I didn't manage to get as far as I'd hoped by nightfall and ended up riding into the dark without dinnner and pulled up at a 'service stop' for the main road with lorries and campers, it had been so long since I'd actually been rolling and camping I felt like it was my first day again, making awful decision after awful decision. Cooking in the tent out of the rain by the side of the road in the dark, I remembered the need to give myself more time and be less ambitious with my activities on the road, again. Must try harder.
The next day was sunny which helped dry the tent as I booked accommodation in Stockholm and the ferry to the Baltics. The crossing to Tallinn from Stockholm runs every other day but the day I wanted it was full so would have meant either too short or too long a break in Stockholm, I decided it would be eaiser to just get the ferry to Latvia instead and miss out Estonia this time. Admin sorted, I set off for the hostel in Stockholm and put a long day in to arrive after hours but to a defined place - much easier than arriving late and still needing to sort out accmmodation. I cooked up some of the herring from Geir that evening then went out to a Jazz bar with someone I met in the dorm room to sample the delights of Stockholm's live music before bed.
The majority of my first day in Stockholm was more admin tasks, I needed a new tablet as my previous had finally died from its crash injuries, and typing a blog on a phone is crap (I tried). I modified the old tablet case with some craft items and a scrap of leather to protect it from a similar fate, I also needed a new water bladder for my backpack, parking in Stockholm was awkward and difficult and consumed 2 hours of my morning trying to become legitimate (after abandoning it at the entrace to a construction site the night before). I finally found a secondhand final drive to be sent to my parents to get Pa to swap the pivot bearings before posting it out to the cousin of someone I met on the walk to Kjerag Boulten, who lives in Poland. With those bits sorted, I finished the day in the sauna at the hostel and went to bed, with a plan to actually see of Stockholm the next day.
Up and out the next day, I headed to the Vasa Museum to learn about the 300 year old nearly complete ship which was raised from the seabed in the 80's, and history of the Swedish wars in the 1600s. I had a wander round the old town (Gamla Stan) and further afield, taking in the sunset at a viewpoint over the city with a relaxed atmosphere of younger folk there to enjoy the same thing at Skinnarviksberget. Retrospectively I've realised there were very few beggars or homeless in Stockholm that I encountered, and I did 20 miles of walking over the two days so had plenty of opportunity to bump into some. Whether thats an indication of strong social care and support, or that the winters are too unkind to really make it viable to be homeless in Stockholm, I'm not sure - I'd guess from the feeling of the city its more to do with the strength of social care.
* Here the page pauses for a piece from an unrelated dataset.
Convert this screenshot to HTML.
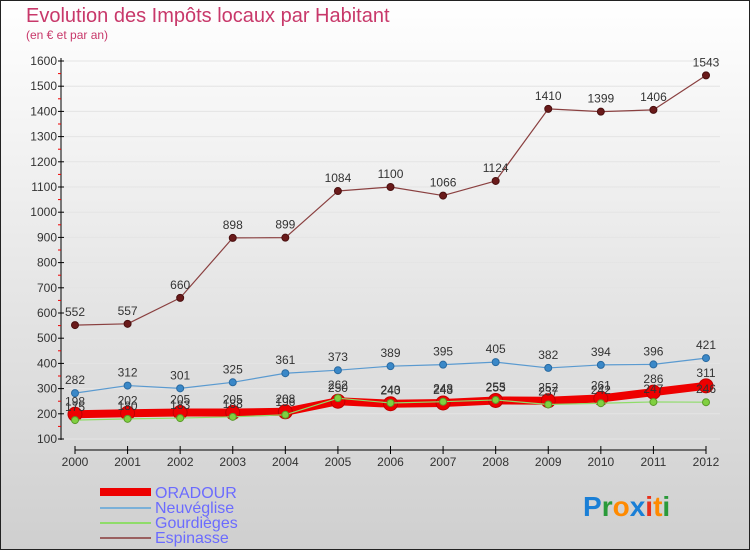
<!DOCTYPE html>
<html><head><meta charset="utf-8"><style>
body{margin:0}
svg text{font-family:"Liberation Sans",sans-serif}
</style></head><body>
<svg width="750" height="550" viewBox="0 0 750 550">
<defs><linearGradient id="bg" x1="0" y1="0" x2="0" y2="1"><stop offset="0" stop-color="#ffffff"/><stop offset="1" stop-color="#cfcfcf"/></linearGradient></defs>
<rect x="0.5" y="0.5" width="749" height="549" fill="url(#bg)" stroke="#222"/>
<text x="26" y="22" font-size="20" fill="#c8386a">Evolution des Impôts locaux par Habitant</text>
<text x="26" y="39" font-size="12" fill="#c8386a">(en € et par an)</text>
<g id="grid"></g><g id="axes"></g><g id="series"></g><g id="labels"></g>
<g>
<rect x="100" y="488" width="51" height="8" fill="#e00"/>
<text x="155" y="498" font-size="16" fill="#6b6bff">ORADOUR</text>
<rect x="100" y="507" width="51" height="2" fill="#7ab0d8"/>
<text x="155" y="513" font-size="16" fill="#6b6bff">Neuvéglise</text>
<rect x="100" y="522" width="51" height="2" fill="#8fdc6a"/>
<text x="155" y="528" font-size="16" fill="#6b6bff">Gourdièges</text>
<rect x="100" y="537" width="51" height="2" fill="#9a6060"/>
<text x="155" y="543" font-size="16" fill="#6b6bff">Espinasse</text>
</g>
<g font-size="28" font-weight="bold">
<text x="583" y="516"><tspan fill="#1a7fd6">P</tspan><tspan fill="#2a9a3a">r</tspan><tspan fill="#ff8a00">o</tspan><tspan fill="#1a7fd6">x</tspan><tspan fill="#e8301c">i</tspan><tspan fill="#ff8a00">t</tspan><tspan fill="#2a9a3a">i</tspan></text>
</g>
</svg>
<script>
const years=[2000,2001,2002,2003,2004,2005,2006,2007,2008,2009,2010,2011,2012];
const yTicks=[100,200,300,400,500,600,700,800,900,1000,1100,1200,1300,1400,1500,1600];
const espinasse=[552,557,660,898,899,1084,1100,1066,1124,1410,1399,1406,1543];
const neuveglise=[282,312,301,325,361,373,389,395,405,382,394,396,421];
const gourdieges=[175,180,183,188,196,262,243,248,255,237,242,247,246];
const oradour=[198,202,205,205,208,250,240,243,253,252,261,286,311];
const NS='http://www.w3.org/2000/svg';
const xs=i=>75+i*(706-75)/(years.length-1);
const ys=v=>439-(v-100)*(378/1500);
function el(t,a,p){const e=document.createElementNS(NS,t);for(const k in a)e.setAttribute(k,a[k]);document.getElementById(p).appendChild(e);return e;}
const ax=el('line',{x1:61,y1:58,x2:61,y2:440,stroke:'#000'},'axes');


const xax=el('line',{x1:75,y1:450,x2:706,y2:450,stroke:'#000'},'axes');


yTicks.forEach(v=>{
 const g=el('line',{x1:62,y1:ys(v),x2:720,y2:ys(v),stroke:'#e4e4e4'},'grid');
 
 
 el('line',{x1:58,y1:ys(v),x2:64,y2:ys(v),stroke:'#000'},'axes');
 if(v<1600){const m=el('line',{x1:58,y1:ys(v+50),x2:61,y2:ys(v+50),stroke:'#e00'},'axes');}
 const t=el('text',{x:57,y:ys(v)+4,'font-size':12,'text-anchor':'end',fill:'#333'},'axes');
 t.textContent=v;
 
 
});
years.forEach((y,i)=>{
 el('line',{x1:xs(i),y1:446,x2:xs(i),y2:454,stroke:'#000'},'axes');
 const t=el('text',{x:xs(i),y:466,'font-size':12,'text-anchor':'middle',fill:'#333'},'axes');
 t.textContent=y;
 
 
});
function series(data,name,color,w,r,dot,dotStroke){
 const pts=data.map((v,i)=>xs(i)+','+ys(v)).join(' ');
 const p=el('polyline',{points:pts,fill:'none',stroke:color,'stroke-width':w,'stroke-linejoin':'round'},'series');
 
 
 data.forEach((v,i)=>{
  const c=el('circle',{cx:xs(i),cy:ys(v),r:r,fill:dot,stroke:dotStroke,'stroke-width':1},'series');
  
  
  const t=el('text',{x:xs(i),y:ys(v)-9,'font-size':12,'text-anchor':'middle',fill:'#333'},'labels');
  t.textContent=v;
  
  
 });
}
series(espinasse,'espinasse','#8a4040',1.2,3.5,'#6a1a1a','#4a1010');
series(neuveglise,'neuveglise','#5a9ad0',1.2,3.5,'#3a88c8','#2a6aa0');
series(oradour,'oradour','#ee0000',8,7,'#ee0000','#c00000');
series(gourdieges,'gourdieges','#8fdc6a',1.2,3.5,'#80d040','#5a9a2a');
</script>
</body></html>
My ferry from Nyashamn to Ventspils wasn't until 21:30 so I had most of the day to spent in Stockholm still. I met a new roommate Judy in the morning and spent the afternoon exploring some more of the city with her, chatting in cafes, watching the changing of the guard at the Royal Palace and visiting some of the cathedrals and larger historic buildings in the city. To complete the Stockholm experience we had Swedish meatballs at IKEA in the city centre - how much more cliche can you get. I said farewell to a few I met that day then set off to the ferry in the warm summer evening, glad to be on the road with flowing air to keep me cool.
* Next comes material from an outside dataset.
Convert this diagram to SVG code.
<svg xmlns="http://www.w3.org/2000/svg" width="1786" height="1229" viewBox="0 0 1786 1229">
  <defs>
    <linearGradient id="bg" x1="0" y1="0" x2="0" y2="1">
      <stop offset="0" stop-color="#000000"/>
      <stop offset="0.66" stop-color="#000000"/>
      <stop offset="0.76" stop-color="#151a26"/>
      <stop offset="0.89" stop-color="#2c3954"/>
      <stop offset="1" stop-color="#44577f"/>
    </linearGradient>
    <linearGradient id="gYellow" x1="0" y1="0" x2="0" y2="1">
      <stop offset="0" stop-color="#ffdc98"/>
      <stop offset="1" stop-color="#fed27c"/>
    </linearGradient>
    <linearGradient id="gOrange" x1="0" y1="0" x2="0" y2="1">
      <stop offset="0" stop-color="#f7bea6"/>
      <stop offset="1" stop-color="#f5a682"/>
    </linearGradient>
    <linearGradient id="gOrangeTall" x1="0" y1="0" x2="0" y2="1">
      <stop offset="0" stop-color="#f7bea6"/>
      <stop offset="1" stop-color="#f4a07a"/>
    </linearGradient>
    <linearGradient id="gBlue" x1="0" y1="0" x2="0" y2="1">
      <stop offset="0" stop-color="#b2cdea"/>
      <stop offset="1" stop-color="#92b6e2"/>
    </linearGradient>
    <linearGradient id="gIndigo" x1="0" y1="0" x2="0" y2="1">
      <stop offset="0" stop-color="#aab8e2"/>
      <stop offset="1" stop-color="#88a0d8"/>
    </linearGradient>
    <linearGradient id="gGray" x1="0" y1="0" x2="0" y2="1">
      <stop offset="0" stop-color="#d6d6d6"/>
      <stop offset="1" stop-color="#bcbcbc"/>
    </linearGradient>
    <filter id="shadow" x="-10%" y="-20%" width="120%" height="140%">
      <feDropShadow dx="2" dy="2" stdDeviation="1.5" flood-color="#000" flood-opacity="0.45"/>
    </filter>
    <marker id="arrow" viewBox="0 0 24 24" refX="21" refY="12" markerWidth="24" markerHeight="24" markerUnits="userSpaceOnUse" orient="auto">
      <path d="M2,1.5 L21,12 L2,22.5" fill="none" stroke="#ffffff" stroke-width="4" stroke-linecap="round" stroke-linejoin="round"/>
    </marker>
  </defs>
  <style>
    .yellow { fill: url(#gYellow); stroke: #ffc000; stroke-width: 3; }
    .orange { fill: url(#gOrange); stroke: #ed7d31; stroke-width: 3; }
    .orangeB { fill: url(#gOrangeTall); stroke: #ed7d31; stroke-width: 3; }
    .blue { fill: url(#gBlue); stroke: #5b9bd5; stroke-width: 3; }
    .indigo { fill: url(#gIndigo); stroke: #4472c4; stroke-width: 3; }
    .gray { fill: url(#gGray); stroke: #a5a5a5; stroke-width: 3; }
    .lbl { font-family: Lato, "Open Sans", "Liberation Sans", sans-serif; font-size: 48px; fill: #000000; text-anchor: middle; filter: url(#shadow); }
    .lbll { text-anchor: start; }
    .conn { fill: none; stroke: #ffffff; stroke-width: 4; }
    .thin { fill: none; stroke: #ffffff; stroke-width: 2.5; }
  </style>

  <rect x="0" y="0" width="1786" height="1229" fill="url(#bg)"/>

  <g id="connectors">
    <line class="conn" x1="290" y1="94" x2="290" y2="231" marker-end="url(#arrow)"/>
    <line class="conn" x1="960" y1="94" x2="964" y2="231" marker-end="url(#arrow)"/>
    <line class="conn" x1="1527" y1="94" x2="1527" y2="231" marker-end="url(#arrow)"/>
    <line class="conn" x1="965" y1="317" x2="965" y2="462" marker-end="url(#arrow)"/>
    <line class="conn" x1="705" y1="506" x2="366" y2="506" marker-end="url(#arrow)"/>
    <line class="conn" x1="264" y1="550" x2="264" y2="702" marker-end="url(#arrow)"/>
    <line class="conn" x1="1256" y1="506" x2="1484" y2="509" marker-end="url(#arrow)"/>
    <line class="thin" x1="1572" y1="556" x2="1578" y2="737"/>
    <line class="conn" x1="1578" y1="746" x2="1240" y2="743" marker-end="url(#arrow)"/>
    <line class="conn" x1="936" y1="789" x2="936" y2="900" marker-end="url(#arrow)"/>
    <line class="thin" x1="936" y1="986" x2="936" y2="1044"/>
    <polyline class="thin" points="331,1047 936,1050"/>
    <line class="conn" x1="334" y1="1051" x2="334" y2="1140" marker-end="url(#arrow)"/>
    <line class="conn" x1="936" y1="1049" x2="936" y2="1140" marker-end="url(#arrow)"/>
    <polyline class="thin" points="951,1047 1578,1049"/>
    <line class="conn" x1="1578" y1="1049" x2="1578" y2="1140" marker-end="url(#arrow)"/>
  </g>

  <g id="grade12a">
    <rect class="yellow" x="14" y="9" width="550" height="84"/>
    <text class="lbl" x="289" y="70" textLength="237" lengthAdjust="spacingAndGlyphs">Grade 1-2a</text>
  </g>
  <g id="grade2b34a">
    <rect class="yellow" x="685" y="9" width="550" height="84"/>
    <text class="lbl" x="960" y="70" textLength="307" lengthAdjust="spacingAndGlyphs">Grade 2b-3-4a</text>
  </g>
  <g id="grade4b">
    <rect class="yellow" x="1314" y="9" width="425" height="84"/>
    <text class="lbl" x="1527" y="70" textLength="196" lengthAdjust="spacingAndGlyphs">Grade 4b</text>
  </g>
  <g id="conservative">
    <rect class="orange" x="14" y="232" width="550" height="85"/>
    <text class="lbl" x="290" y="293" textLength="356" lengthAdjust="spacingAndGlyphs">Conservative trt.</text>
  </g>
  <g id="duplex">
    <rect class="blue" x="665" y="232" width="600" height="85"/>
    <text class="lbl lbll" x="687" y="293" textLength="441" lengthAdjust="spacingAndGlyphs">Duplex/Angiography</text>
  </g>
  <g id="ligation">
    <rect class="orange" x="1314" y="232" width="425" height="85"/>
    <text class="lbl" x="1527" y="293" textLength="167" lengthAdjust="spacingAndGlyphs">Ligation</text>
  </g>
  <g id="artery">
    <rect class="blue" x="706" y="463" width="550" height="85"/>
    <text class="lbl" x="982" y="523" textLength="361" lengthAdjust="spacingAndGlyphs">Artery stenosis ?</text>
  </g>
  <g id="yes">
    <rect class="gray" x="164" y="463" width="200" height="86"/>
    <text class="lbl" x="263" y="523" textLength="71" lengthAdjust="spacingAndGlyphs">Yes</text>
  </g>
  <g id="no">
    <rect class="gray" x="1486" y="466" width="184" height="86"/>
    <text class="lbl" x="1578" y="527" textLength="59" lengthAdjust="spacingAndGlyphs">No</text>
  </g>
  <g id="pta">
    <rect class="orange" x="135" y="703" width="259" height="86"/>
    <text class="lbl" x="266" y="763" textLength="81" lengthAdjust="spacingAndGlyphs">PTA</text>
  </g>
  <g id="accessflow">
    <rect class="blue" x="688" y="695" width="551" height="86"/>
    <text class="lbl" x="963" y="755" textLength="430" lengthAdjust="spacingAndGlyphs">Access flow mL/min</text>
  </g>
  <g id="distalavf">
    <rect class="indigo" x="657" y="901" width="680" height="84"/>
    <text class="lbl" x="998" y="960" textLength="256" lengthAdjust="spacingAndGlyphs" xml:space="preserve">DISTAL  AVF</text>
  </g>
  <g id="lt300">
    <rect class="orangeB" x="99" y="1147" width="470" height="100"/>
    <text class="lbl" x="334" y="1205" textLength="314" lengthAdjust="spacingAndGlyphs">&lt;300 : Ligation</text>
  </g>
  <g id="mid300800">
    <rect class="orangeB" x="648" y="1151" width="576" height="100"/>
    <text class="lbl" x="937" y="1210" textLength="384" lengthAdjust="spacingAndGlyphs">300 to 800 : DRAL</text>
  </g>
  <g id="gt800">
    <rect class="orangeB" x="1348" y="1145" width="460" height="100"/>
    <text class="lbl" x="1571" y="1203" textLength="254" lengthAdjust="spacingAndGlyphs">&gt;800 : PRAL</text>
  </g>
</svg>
I realised it had been 32 days in Scandinavia now, and how easy it felt to travel as an englishman. There are enough similarities that you can understand how things work, whats appropriate and basic logistics for getting about and behaving, its different enough to be interesting and new with the cultural differences, history, traditions, food, home life behaviours, and it felt very relaxed and easy with the level of well spoken english by everyone that lives there. I know its not cheap, and thats definitely worth factoring in for travel, but I couldn't recommend travelling through Scandinavia enough, to anyone who has interest in being abroad and appreciates beauty. Something Vegard said which tickled me, is that all Scandinavian people are in this secret competition against each other to be the nicest race/country. It does feel that way - everyone from Denmark, Sweden and Norway were always so prepared to help and engage and interact. I can't see what else you'd want from a travel destination, unless you enjoy feeling uncomfortable - in which case I guess somewhere closer to the middle east might be your bag.
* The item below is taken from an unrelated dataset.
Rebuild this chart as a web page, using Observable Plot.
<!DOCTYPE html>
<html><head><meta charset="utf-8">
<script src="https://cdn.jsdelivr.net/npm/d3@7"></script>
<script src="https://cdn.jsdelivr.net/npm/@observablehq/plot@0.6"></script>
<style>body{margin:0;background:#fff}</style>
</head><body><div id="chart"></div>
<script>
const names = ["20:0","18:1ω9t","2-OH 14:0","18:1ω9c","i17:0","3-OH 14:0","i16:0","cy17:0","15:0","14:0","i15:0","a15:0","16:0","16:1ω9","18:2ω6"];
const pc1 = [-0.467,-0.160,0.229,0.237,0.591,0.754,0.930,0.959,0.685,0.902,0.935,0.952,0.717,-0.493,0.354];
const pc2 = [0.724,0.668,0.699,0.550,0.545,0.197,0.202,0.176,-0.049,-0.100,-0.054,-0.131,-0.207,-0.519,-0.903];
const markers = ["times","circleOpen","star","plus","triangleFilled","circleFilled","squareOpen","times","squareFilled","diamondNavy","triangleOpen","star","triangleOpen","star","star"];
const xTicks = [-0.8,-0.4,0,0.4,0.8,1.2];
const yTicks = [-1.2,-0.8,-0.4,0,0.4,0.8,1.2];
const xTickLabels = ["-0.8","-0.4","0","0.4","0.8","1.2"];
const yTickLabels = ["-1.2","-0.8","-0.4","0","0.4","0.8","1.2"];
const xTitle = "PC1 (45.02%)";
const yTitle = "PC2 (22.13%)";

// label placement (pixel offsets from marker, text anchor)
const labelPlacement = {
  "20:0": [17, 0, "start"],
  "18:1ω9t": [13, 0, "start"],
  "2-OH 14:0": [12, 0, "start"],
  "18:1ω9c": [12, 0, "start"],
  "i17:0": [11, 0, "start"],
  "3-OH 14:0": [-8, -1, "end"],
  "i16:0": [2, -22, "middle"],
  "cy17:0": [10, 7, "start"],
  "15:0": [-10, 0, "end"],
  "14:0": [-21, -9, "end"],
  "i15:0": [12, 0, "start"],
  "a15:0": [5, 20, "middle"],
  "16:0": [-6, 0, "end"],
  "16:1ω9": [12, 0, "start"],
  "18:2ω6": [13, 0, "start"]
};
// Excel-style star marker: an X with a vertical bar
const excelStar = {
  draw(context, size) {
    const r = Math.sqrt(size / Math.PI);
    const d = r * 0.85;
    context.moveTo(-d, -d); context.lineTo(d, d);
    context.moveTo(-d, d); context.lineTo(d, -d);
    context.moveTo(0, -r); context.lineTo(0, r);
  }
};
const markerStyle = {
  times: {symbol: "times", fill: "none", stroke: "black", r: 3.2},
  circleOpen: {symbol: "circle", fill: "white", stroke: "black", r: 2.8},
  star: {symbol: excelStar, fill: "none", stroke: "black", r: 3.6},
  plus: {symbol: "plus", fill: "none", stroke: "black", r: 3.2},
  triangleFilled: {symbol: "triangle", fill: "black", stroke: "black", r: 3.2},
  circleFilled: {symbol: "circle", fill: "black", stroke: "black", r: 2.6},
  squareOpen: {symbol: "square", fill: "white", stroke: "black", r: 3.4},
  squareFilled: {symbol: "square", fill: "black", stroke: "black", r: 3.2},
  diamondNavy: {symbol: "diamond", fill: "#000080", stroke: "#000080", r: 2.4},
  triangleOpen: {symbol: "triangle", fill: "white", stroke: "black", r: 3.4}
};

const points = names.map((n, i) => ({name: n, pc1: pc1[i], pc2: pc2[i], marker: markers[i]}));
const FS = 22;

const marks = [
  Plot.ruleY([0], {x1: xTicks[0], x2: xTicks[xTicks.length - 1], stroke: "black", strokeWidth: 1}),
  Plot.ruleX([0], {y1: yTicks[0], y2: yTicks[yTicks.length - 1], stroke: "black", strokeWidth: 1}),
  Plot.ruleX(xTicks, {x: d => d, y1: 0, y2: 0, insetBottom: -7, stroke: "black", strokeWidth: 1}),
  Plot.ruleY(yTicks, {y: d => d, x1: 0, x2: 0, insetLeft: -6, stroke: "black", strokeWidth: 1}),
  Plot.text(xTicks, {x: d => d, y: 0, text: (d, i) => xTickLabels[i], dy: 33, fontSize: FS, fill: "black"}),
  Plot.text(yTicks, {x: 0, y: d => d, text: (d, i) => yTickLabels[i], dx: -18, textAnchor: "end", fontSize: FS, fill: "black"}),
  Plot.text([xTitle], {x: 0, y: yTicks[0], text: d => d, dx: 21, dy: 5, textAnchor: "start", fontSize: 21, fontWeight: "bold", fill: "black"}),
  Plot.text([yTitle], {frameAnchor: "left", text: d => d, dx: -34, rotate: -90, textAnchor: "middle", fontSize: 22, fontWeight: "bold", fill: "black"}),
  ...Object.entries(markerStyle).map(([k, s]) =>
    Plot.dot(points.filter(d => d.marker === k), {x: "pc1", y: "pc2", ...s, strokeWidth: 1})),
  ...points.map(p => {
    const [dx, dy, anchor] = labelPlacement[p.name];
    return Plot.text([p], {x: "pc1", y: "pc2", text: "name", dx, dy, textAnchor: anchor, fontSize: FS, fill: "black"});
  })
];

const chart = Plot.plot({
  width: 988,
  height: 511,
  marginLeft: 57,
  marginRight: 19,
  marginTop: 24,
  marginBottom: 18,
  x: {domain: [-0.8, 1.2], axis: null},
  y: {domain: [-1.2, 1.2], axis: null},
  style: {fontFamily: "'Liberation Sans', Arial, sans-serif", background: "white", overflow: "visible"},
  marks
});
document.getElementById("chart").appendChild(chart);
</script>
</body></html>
Once I got aboard the night ferry to Latvia for the 9 hours crossing, I found my dorm 4-berth cabin and felt like I'd shifted slightly into a more functional existence. I've never been to prison, but I imagine when you enter your cell for the first time and its already got inmates there - it would feel the same as it did when I went inside. You have a tiny space on a fold down bunk bed, it was dark, slightly ominous, no one said anything but there's almost an understanding you keep quiet, to yourself and just get through it - so thats what I did, sleeping with my helmet and bag on my bed, I put plugs in and shut my eyes. Woken by the tannoy announcing the canteen was open at 4:30, I started to stir then when the second announcement enforced the point I got up and dressed in biking gear. I hadn't realised that after we borded the lower deck of the ship they had shut the floor hatch then parked 50 ish lorries on top, so our escape involved standing on the car deck amongst lorries with inches separting most of them (to the point you had to zig zag through them with most routes impassable for even the most persistent caver), waiting for them to leave the ferry first. Eventually I headed to my bike which was still standing (not a given on ferry journeys) along with a friendly Latvian biker, and set off from Ventspils to Riga through the morning mist in search of coffee.